──────── Dataset section

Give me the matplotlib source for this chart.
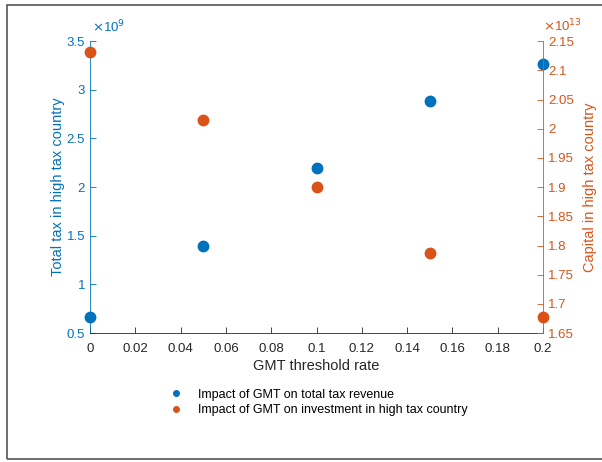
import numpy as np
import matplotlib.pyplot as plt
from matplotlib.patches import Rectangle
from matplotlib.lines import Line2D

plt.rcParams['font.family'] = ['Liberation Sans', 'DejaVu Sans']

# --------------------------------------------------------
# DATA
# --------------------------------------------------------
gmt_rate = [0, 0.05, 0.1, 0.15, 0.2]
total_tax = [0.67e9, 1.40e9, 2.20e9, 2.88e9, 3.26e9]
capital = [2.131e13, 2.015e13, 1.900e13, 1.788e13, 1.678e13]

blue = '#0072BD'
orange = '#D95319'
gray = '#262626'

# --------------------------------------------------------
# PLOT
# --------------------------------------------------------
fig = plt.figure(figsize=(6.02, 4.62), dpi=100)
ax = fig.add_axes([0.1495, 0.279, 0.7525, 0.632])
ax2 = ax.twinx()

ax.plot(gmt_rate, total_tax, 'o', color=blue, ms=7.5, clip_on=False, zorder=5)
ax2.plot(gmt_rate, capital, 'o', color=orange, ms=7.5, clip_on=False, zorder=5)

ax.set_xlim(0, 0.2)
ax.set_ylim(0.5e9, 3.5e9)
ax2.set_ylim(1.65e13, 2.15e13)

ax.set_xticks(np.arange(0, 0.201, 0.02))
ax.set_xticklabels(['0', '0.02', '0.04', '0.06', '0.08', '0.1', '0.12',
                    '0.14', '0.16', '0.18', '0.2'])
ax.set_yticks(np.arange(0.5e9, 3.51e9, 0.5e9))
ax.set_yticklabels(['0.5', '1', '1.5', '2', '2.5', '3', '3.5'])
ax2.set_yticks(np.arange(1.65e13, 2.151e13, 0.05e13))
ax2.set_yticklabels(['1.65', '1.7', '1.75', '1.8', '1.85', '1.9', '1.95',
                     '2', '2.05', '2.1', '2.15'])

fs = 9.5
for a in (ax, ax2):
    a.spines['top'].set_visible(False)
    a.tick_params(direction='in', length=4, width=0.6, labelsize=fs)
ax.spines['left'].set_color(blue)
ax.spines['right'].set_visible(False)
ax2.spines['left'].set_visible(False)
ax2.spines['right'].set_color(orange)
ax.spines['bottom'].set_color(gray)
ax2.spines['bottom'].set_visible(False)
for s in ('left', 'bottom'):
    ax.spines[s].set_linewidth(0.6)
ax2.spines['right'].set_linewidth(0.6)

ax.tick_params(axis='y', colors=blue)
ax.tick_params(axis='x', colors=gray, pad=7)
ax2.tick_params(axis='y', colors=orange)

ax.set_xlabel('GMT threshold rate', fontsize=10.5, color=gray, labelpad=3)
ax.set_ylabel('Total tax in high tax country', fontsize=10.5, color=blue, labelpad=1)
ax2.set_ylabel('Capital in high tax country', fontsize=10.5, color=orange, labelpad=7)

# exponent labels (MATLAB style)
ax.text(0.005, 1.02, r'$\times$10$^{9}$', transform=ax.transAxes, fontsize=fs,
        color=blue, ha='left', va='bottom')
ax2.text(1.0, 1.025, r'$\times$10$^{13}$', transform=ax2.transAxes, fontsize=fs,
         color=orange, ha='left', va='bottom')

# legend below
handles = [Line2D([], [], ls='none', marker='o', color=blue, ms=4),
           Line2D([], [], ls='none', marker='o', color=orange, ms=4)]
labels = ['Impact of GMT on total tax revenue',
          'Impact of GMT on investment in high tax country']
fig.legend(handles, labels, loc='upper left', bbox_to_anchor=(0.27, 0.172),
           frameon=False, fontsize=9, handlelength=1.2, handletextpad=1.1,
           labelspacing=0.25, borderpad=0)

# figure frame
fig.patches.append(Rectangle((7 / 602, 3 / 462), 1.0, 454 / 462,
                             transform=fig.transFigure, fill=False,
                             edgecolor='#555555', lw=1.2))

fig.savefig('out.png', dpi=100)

────────────────

Pictures are excluded; extract exactly the lines from the start of the data through the line that holds "gray = '#262626'", both ends included.

> **Completed task**
Give me the matplotlib source for this chart.
import numpy as np
import matplotlib.pyplot as plt
from matplotlib.patches import Rectangle
from matplotlib.lines import Line2D

plt.rcParams['font.family'] = ['Liberation Sans', 'DejaVu Sans']

# --------------------------------------------------------
# DATA
# --------------------------------------------------------
gmt_rate = [0, 0.05, 0.1, 0.15, 0.2]
total_tax = [0.67e9, 1.40e9, 2.20e9, 2.88e9, 3.26e9]
capital = [2.131e13, 2.015e13, 1.900e13, 1.788e13, 1.678e13]

blue = '#0072BD'
orange = '#D95319'
gray = '#262626'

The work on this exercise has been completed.